Dengan perut yang semakin membesar seiring dengan perkembangan janin di dalamnya, aku mulai membuka lembar demi lembar buku tersebut. Hari-hari menunggu kelahiran jabang bayi pun sarat dengan informasi yang aku peroleh dari buku dan televisi (maklumlah.. masa itu internet masih langka dan mahal).
Ternyata oh ternyata.. ilmu saja tidak cukup. Rasa tidak tega dan sayang yang berlebihan pada jabang bayi (apalagi anak pertama) membuatku tidak optimal menjalankan apa yang ditulis di buku. Foto step by step di buku yang kelihatannya mudah, pas dipraktekkan, waduh susahnya setengah mati. Ngaku deh, baru kali itu aku memegang bayi merah. Takut melukai, takut salah dan sejuta takut yang berkumpul di hati telah membelengguku untuk bereksperimen.
Begitu juga ketika memahami memberi ASI ekslusif. Saat itu aku bersikeras memberi ASI eksklusif. Yakin banget kalau memberi ASI itu adalah terbaik dan gampang dilakukan. Ternyata tidaklah sesederhana itu. Untuk menghasilkan ASI yang melimpah dan mencukupi kebutuhan sang bayi, perlu “perjuangan”. Makan yang bergizi, minum banyak air adalah salah satu cara. Karena dulu aku “ngotot” bahwa dengan meminum susu untuk ibu menyusui sudah cukup, alhasil, ASI yang keluar tidak melimpah.
Baru akhir-akhir ini aku tersadar. Bahwa belajar itu tidak hanya dari buku. Tapi harus dipadukan dengan belajar di sekolah kehidupan. Belajar dari pengalaman orang, belajar dari praktek dan belajar dari siapa pun.
Kini aku memiliki dua buah hati. Semuanya laki-laki. Wah, ini tanggung jawab besar. Mereka adalah calon pemimpin masa depan. Aku harus memaksimalkan potensi dan mengarahkan mereka pada fitrahnya.
Zaman anak-anakku telah berbeda dengan zamanku. Tantangan akademik, tantangan lingkungan dan tantangan tehnologi yang sangat berbeda. Sebagai orang tua, aku harus terus belajar. Belajar dari buku, dari suami, dari teman, dari internet, dari lingkungan bahkan dari anak-anakku aku juga bisa belajar.
Kemampuan memprediksi fenomena apa saja yang mungkin terjadi akan menentukan langkah apa yang terbaik bagi anak. Misalnya mengintip pelajaran matematika satu dan dua tingkat di atasnya. Berbincang dengan para ibu yang anaknya sudah lebih besar dari anakku. Cukup memberi wacana akan langkah apa yang harus aku tempuh. Misalnya karena pelajaran matematika sekarang 4 tingkat lebih sulit dari zamanku, dan sangat padatnya muatan yang diberikan pada siswa, maka aku menyiapkan fondasi matematika yang kuat bagi anak-anakku. Sepertinya kejam ya, kok anak TK sudah disuruh les matematika. Tapi ternyata tidak. Dan terbukti, bahwa apa yang aku lakukan telah membuat mereka tersenyum kini.

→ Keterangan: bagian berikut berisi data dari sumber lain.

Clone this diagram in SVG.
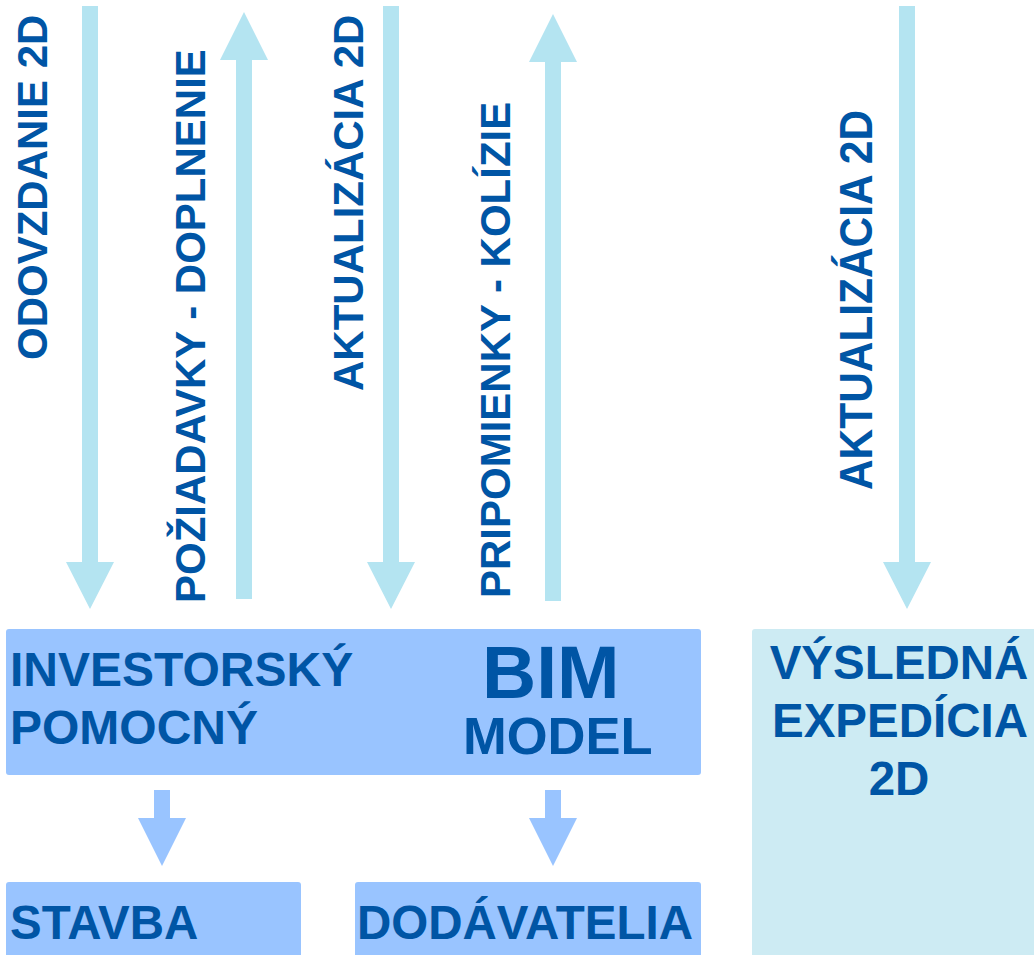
<svg xmlns="http://www.w3.org/2000/svg" width="1034" height="955" viewBox="0 0 1034 955">
<style>
.t{font-family:"Liberation Sans",Arial,sans-serif;font-weight:bold;fill:#0055a5}
.arr{fill:#b4e4f1}
.sarr{fill:#99c4ff}
.box{fill:#99c4ff}
.box2{fill:#cdebf3}
</style>
<rect width="1034" height="955" fill="#ffffff"/>
<g id="connectors">
<polygon class="arr" points="82,6 98,6 98,562 114,562 90,609 66,562 82,562"/>
<polygon class="arr" points="244,12 268,60 252,60 252,599 236,599 236,60 220,60"/>
<polygon class="arr" points="383,6 399,6 399,562 415,562 391,609 367,562 383,562"/>
<polygon class="arr" points="553,14 577,62 561,62 561,601 545,601 545,62 529,62"/>
<polygon class="arr" points="899,6 915,6 915,562 931,562 907,609 883,562 899,562"/>
<polygon class="sarr" points="154,790 170,790 170,818 186,818 162,866 138,818 154,818"/>
<polygon class="sarr" points="545,790 561,790 561,818 577,818 553,866 529,818 545,818"/>
<text class="t" font-size="42" transform="translate(47,360) rotate(-90)">ODOVZDANIE 2D</text>
<text class="t" font-size="42" transform="translate(205,603) rotate(-90)">POŽIADAVKY - DOPLNENIE</text>
<text class="t" font-size="42" transform="translate(363,391) rotate(-90)">AKTUALIZÁCIA 2D</text>
<text class="t" font-size="42" transform="translate(510,598) rotate(-90)">PRIPOMIENKY - KOLÍZIE</text>
<text class="t" font-size="47" textLength="380" lengthAdjust="spacingAndGlyphs" transform="translate(872,490) rotate(-90)">AKTUALIZÁCIA 2D</text>
</g>
<g id="model">
<rect class="box" x="6" y="629" width="695" height="146" rx="3"/>
<text class="t" font-size="48" x="10" y="686">INVESTORSKÝ</text>
<text class="t" font-size="48" x="10" y="744">POMOCNÝ</text>
<text class="t" font-size="75" x="482" y="698">BIM</text>
<text class="t" font-size="52.5" x="463" y="754">MODEL</text>
</g>
<g id="stavba">
<rect class="box" x="6" y="882" width="295" height="80" rx="3"/>
<text class="t" font-size="47.5" x="10" y="939">STAVBA</text>
</g>
<g id="dodavatelia">
<rect class="box" x="355" y="882" width="346" height="80" rx="3"/>
<text class="t" font-size="47.5" x="357" y="939">DODÁVATELIA</text>
</g>
<g id="expedicia">
<rect class="box2" x="752" y="629" width="290" height="340" rx="3"/>
<text class="t" font-size="47.5" x="899" y="679" text-anchor="middle">VÝSLEDNÁ</text>
<text class="t" font-size="47.5" x="900" y="737" text-anchor="middle">EXPEDÍCIA</text>
<text class="t" font-size="47.5" x="899" y="795" text-anchor="middle">2D</text>
</g>
</svg>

So… belajar bukan milik anak sekolah. Tapi belajar adalah milik semua orang. Terutama orang tua, sebagai penyelenggara sekolah pertama bagi anak-anak. Zaman terus berjalan bahkan berlari, orang berlomba-lomba meng-up grade diri. Akankah kita hanya berpangku tangan dan bangga dengan selembar ijazah yang pernah kita peroleh????